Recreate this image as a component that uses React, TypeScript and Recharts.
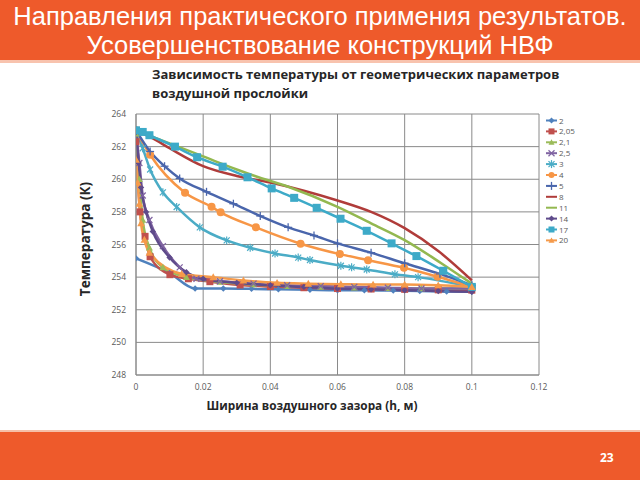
import { LineChart, Line, XAxis, YAxis, CartesianGrid } from 'recharts';

// каждая серия: [ширина зазора h, м ; температура, K]
const s2: [number, number][] = [
  [0, 255.15], [0.01, 254.25], [0.0176, 253.3], [0.026, 253.3], [0.0344, 253.28], [0.0424, 253.25],
  [0.0518, 253.22], [0.06, 253.2], [0.068, 253.2], [0.0766, 253.18], [0.0845, 253.15], [0.0925, 253.12], [0.1, 253.1],
];
const s205: [number, number][] = [
  [0, 262.3], [0.0012, 258.0], [0.0027, 256.5], [0.0042, 255.25], [0.0101, 254.15], [0.0156, 253.9],
  [0.022, 253.72], [0.031, 253.52], [0.04, 253.42], [0.05, 253.35], [0.06, 253.3], [0.07, 253.27],
  [0.08, 253.25], [0.09, 253.22], [0.1, 253.2],
];
const s21: [number, number][] = [
  [0, 262.8], [0.001, 260.0], [0.002, 257.5], [0.004, 255.8], [0.008, 254.6], [0.015, 254.0],
  [0.025, 253.7], [0.035, 253.55], [0.045, 253.45], [0.055, 253.4], [0.065, 253.35], [0.075, 253.32],
  [0.085, 253.3], [0.1, 253.3],
];
const s25: [number, number][] = [
  [0, 263.0], [0.001, 261.0], [0.002, 259.0], [0.004, 257.5], [0.008, 255.9], [0.013, 254.6],
  [0.018, 253.9], [0.025, 253.75], [0.035, 253.6], [0.045, 253.5], [0.055, 253.45], [0.065, 253.4],
  [0.075, 253.35], [0.085, 253.3], [0.1, 253.3],
];
const s3: [number, number][] = [
  [0, 263.0], [0.002, 261.9], [0.0042, 260.6], [0.008, 259.2], [0.0121, 258.3], [0.019, 257.05],
  [0.027, 256.25], [0.034, 255.8], [0.0414, 255.45], [0.0483, 255.2], [0.0518, 255.05], [0.061, 254.7],
  [0.0642, 254.6], [0.0687, 254.47], [0.0771, 254.17], [0.084, 254.0], [0.1, 253.4],
];
const s4: [number, number][] = [
  [0, 263.0], [0.0042, 261.5], [0.0146, 259.17], [0.0225, 258.31], [0.0252, 257.97], [0.0357, 257.05],
  [0.049, 256.05], [0.0607, 255.41], [0.0691, 255.04], [0.0798, 254.57], [0.0898, 254.02], [0.1, 253.4],
];
const s5: [number, number][] = [
  [0, 263.0], [0.0042, 261.7], [0.0085, 260.8], [0.013, 260.05], [0.021, 259.23], [0.029, 258.5],
  [0.037, 257.75], [0.0453, 257.05], [0.053, 256.55], [0.06, 256.07], [0.07, 255.5], [0.08, 254.85],
  [0.0905, 254.2], [0.1, 253.5],
];
const s8: [number, number][] = [
  [0, 263.0], [0.005, 262.5], [0.01, 261.9], [0.02, 260.8], [0.03, 260.2], [0.04, 259.8], [0.05, 259.3],
  [0.06, 258.7], [0.07, 258.0], [0.08, 257.0], [0.09, 255.6], [0.1, 253.8],
];
const s11: [number, number][] = [
  [0, 263.0], [0.01, 262.2], [0.02, 261.4], [0.03, 260.6], [0.0354, 260.2], [0.0453, 259.54],
  [0.06, 258.31], [0.07, 257.3], [0.08, 256.27], [0.091, 254.84], [0.1, 253.6],
];
const s14: [number, number][] = [
  [0, 262.9], [0.0008, 261.0], [0.0015, 259.5], [0.003, 258.0], [0.005, 256.8], [0.01, 255.2],
  [0.015, 254.3], [0.02, 253.9], [0.03, 253.65], [0.04, 253.5], [0.05, 253.4], [0.06, 253.3],
  [0.07, 253.25], [0.08, 253.2], [0.09, 253.15], [0.1, 253.1],
];
const s17: [number, number][] = [
  [0, 263.0], [0.002, 262.9], [0.004, 262.7], [0.0116, 262.0], [0.0182, 261.35], [0.0258, 260.77],
  [0.0332, 260.12], [0.0404, 259.44], [0.0471, 258.86], [0.0538, 258.25], [0.0609, 257.58],
  [0.0687, 256.84], [0.0761, 256.07], [0.0835, 255.29], [0.0915, 254.39], [0.1, 253.4],
];
const s20: [number, number][] = [
  [0, 261.2], [0.0005, 259.8], [0.001, 258.5], [0.0015, 257.3], [0.0025, 256.3], [0.004, 255.5],
  [0.0136, 254.2], [0.023, 254.0], [0.032, 253.8], [0.042, 253.65], [0.0513, 253.6], [0.061, 253.57],
  [0.0706, 253.55], [0.08, 253.55], [0.09, 253.5], [0.1, 253.4],
];

const seriesNames = ['2', '2,05', '2,1', '2,5', '3', '4', '5', '8', '11', '14', '17', '20'];
const seriesValues = [s2, s205, s21, s25, s3, s4, s5, s8, s11, s14, s17, s20];
const seriesColors = [
  '#4F81BD', '#C0504D', '#9BBB59', '#8064A2', '#4BACC6', '#F79646',
  '#4A66AC', '#B03C3A', '#93B850', '#5F4B8B', '#3DAAC8', '#F59A4A',
];
const seriesMarkers = [
  'diamond', 'square', 'triangle', 'x', 'asterisk', 'circle',
  'plus', 'none', 'none', 'diamond', 'square', 'triangle',
];
const markerSizes = [3.2, 3.5, 3.5, 3, 3, 4, 3, 0, 0, 3.2, 4, 3.8];

const xTicks = [0, 0.02, 0.04, 0.06, 0.08, 0.1, 0.12];
const yTicks = [248, 250, 252, 254, 256, 258, 260, 262, 264];

const series = seriesNames.map((name, i) => ({
  name,
  color: seriesColors[i],
  marker: seriesMarkers[i],
  size: markerSizes[i],
  data: seriesValues[i].map(([x, y]) => ({ x, y })),
}));

const FONT = "'Open Sans', 'Liberation Sans', sans-serif";

function Marker({ kind, cx, cy, r, color }: { kind: string; cx: number; cy: number; r: number; color: string }) {
  if (kind === 'diamond') {
    return <polygon points={`${cx},${cy - r} ${cx + r},${cy} ${cx},${cy + r} ${cx - r},${cy}`} fill={color} />;
  }
  if (kind === 'square') {
    return <rect x={cx - r} y={cy - r} width={r * 2} height={r * 2} fill={color} />;
  }
  if (kind === 'triangle') {
    return <polygon points={`${cx},${cy - r} ${cx + r},${cy + r * 0.8} ${cx - r},${cy + r * 0.8}`} fill={color} />;
  }
  if (kind === 'circle') {
    return <circle cx={cx} cy={cy} r={r} fill={color} />;
  }
  if (kind === 'x') {
    return (
      <g stroke={color} strokeWidth={1.3}>
        <line x1={cx - r} y1={cy - r} x2={cx + r} y2={cy + r} />
        <line x1={cx - r} y1={cy + r} x2={cx + r} y2={cy - r} />
      </g>
    );
  }
  if (kind === 'asterisk') {
    return (
      <g stroke={color} strokeWidth={1.2}>
        <line x1={cx - r} y1={cy - r} x2={cx + r} y2={cy + r} />
        <line x1={cx - r} y1={cy + r} x2={cx + r} y2={cy - r} />
        <line x1={cx} y1={cy - r - 1} x2={cx} y2={cy + r + 1} />
      </g>
    );
  }
  if (kind === 'plus') {
    return (
      <g stroke={color} strokeWidth={1.3}>
        <line x1={cx - r - 1} y1={cy} x2={cx + r + 1} y2={cy} />
        <line x1={cx} y1={cy - r - 1} x2={cx} y2={cy + r + 1} />
      </g>
    );
  }
  return null;
}

function makeDot(kind: string, color: string, r: number) {
  if (kind === 'none') return false;
  return (props: any) => {
    const { cx, cy, index } = props;
    if (cx == null || cy == null) return <g key={index} />;
    return (
      <g key={index}>
        <Marker kind={kind} cx={cx} cy={cy} r={r} color={color} />
      </g>
    );
  };
}

function Legend() {
  return (
    <svg width={50} height={135} style={{ position: 'absolute', left: 542, top: 113 }}>
      {series.map((s, i) => {
        const y = 7.5 + i * 10.9;
        return (
          <g key={s.name}>
            <line x1={4} y1={y} x2={15} y2={y} stroke={s.color} strokeWidth={2} />
            <Marker kind={s.marker} cx={9.5} cy={y} r={Math.min(s.size, 3)} color={s.color} />
            <text x={17} y={y + 3} fontSize={8} fill="#595959" fontFamily={FONT}>
              {s.name}
            </text>
          </g>
        );
      })}
    </svg>
  );
}

export default function App() {
  return (
    <div
      style={{
        position: 'absolute',
        left: 0,
        top: 0,
        width: 640,
        height: 480,
        background: '#fff',
        overflow: 'hidden',
        fontFamily: FONT,
      }}
    >
      {/* шапка слайда */}
      <div style={{ position: 'absolute', left: 0, top: 0, width: 640, height: 60, background: '#EE5A2B' }} />
      <div style={{ position: 'absolute', left: 0, top: 60, width: 640, height: 3, background: '#F8C3AE' }} />
      <div
        style={{
          position: 'absolute',
          left: 0,
          top: 2,
          width: 640,
          textAlign: 'center',
          color: '#fff',
          fontFamily: "'Liberation Sans', Arial, sans-serif",
          fontSize: 25.5,
          lineHeight: '29px',
          whiteSpace: 'nowrap',
        }}
      >
        Направления практического примения результатов.
        <br />
        Усовершенствование конструкций НВФ
      </div>

      {/* заголовок диаграммы */}
      <div
        style={{
          position: 'absolute',
          left: 152,
          top: 65,
          fontSize: 13,
          fontWeight: 700,
          color: '#262626',
          lineHeight: '19px',
          whiteSpace: 'nowrap',
        }}
      >
        Зависимость температуры от геометрических параметров
        <br />
        воздушной прослойки
      </div>

      <div style={{ position: 'absolute', left: 0, top: 0 }}>
        <LineChart width={640} height={480} margin={{ top: 114, right: 101, bottom: 85, left: 106 }}>
          <CartesianGrid stroke="#8a8a8a" strokeWidth={1} />
          <XAxis
            type="number"
            dataKey="x"
            domain={[0, 0.12]}
            ticks={xTicks}
            allowDataOverflow
            tickFormatter={(v: number) => String(v)}
            tick={{ fontSize: 8.5, fill: '#595959', fontFamily: FONT }}
            tickLine={false}
            axisLine={{ stroke: '#8a8a8a' }}
            height={20}
            tickMargin={3}
          />
          <YAxis
            type="number"
            dataKey="y"
            domain={[248, 264]}
            ticks={yTicks}
            allowDataOverflow
            tick={{ fontSize: 8.5, fill: '#595959', fontFamily: FONT }}
            tickLine={false}
            axisLine={{ stroke: '#8a8a8a' }}
            width={30}
            tickMargin={4}
          />
          {series.map((s) => (
            <Line
              key={s.name}
              data={s.data}
              dataKey="y"
              name={s.name}
              type="monotone"
              stroke={s.color}
              strokeWidth={2.5}
              dot={makeDot(s.marker, s.color, s.size)}
              activeDot={false}
              isAnimationActive={false}
            />
          ))}
        </LineChart>
      </div>

      {/* подписи осей */}
      <div
        style={{
          position: 'absolute',
          left: 85,
          top: 239,
          transform: 'translate(-50%, -50%) rotate(-90deg)',
          whiteSpace: 'nowrap',
          fontSize: 13.5,
          fontWeight: 700,
          color: '#262626',
        }}
      >
        Температура (К)
      </div>
      <div
        style={{
          position: 'absolute',
          left: 312,
          top: 405,
          transform: 'translate(-50%, -50%)',
          whiteSpace: 'nowrap',
          fontSize: 11.8,
          fontWeight: 700,
          color: '#262626',
        }}
      >
        Ширина воздушного зазора (h, м)
      </div>

      <Legend />

      {/* подвал слайда */}
      <div style={{ position: 'absolute', left: 0, top: 430, width: 640, height: 2, background: '#F6BFA8' }} />
      <div style={{ position: 'absolute', left: 0, top: 432, width: 640, height: 48, background: '#EE5A2B' }} />
      <div
        style={{
          position: 'absolute',
          left: 600,
          top: 449,
          fontSize: 12,
          fontWeight: 700,
          color: '#fff',
        }}
      >
        23
      </div>
    </div>
  );
}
++++++++++
# Task directions:
Make an exact copy of the lines from the top of the material through the line with "XAxis, YAxis, CartesianGrid", pictures excluded.

# Final result:
Recreate this image as a component that uses React, TypeScript and Recharts.
import { LineChart, Line, XAxis, YAxis, CartesianGrid } from 'recharts';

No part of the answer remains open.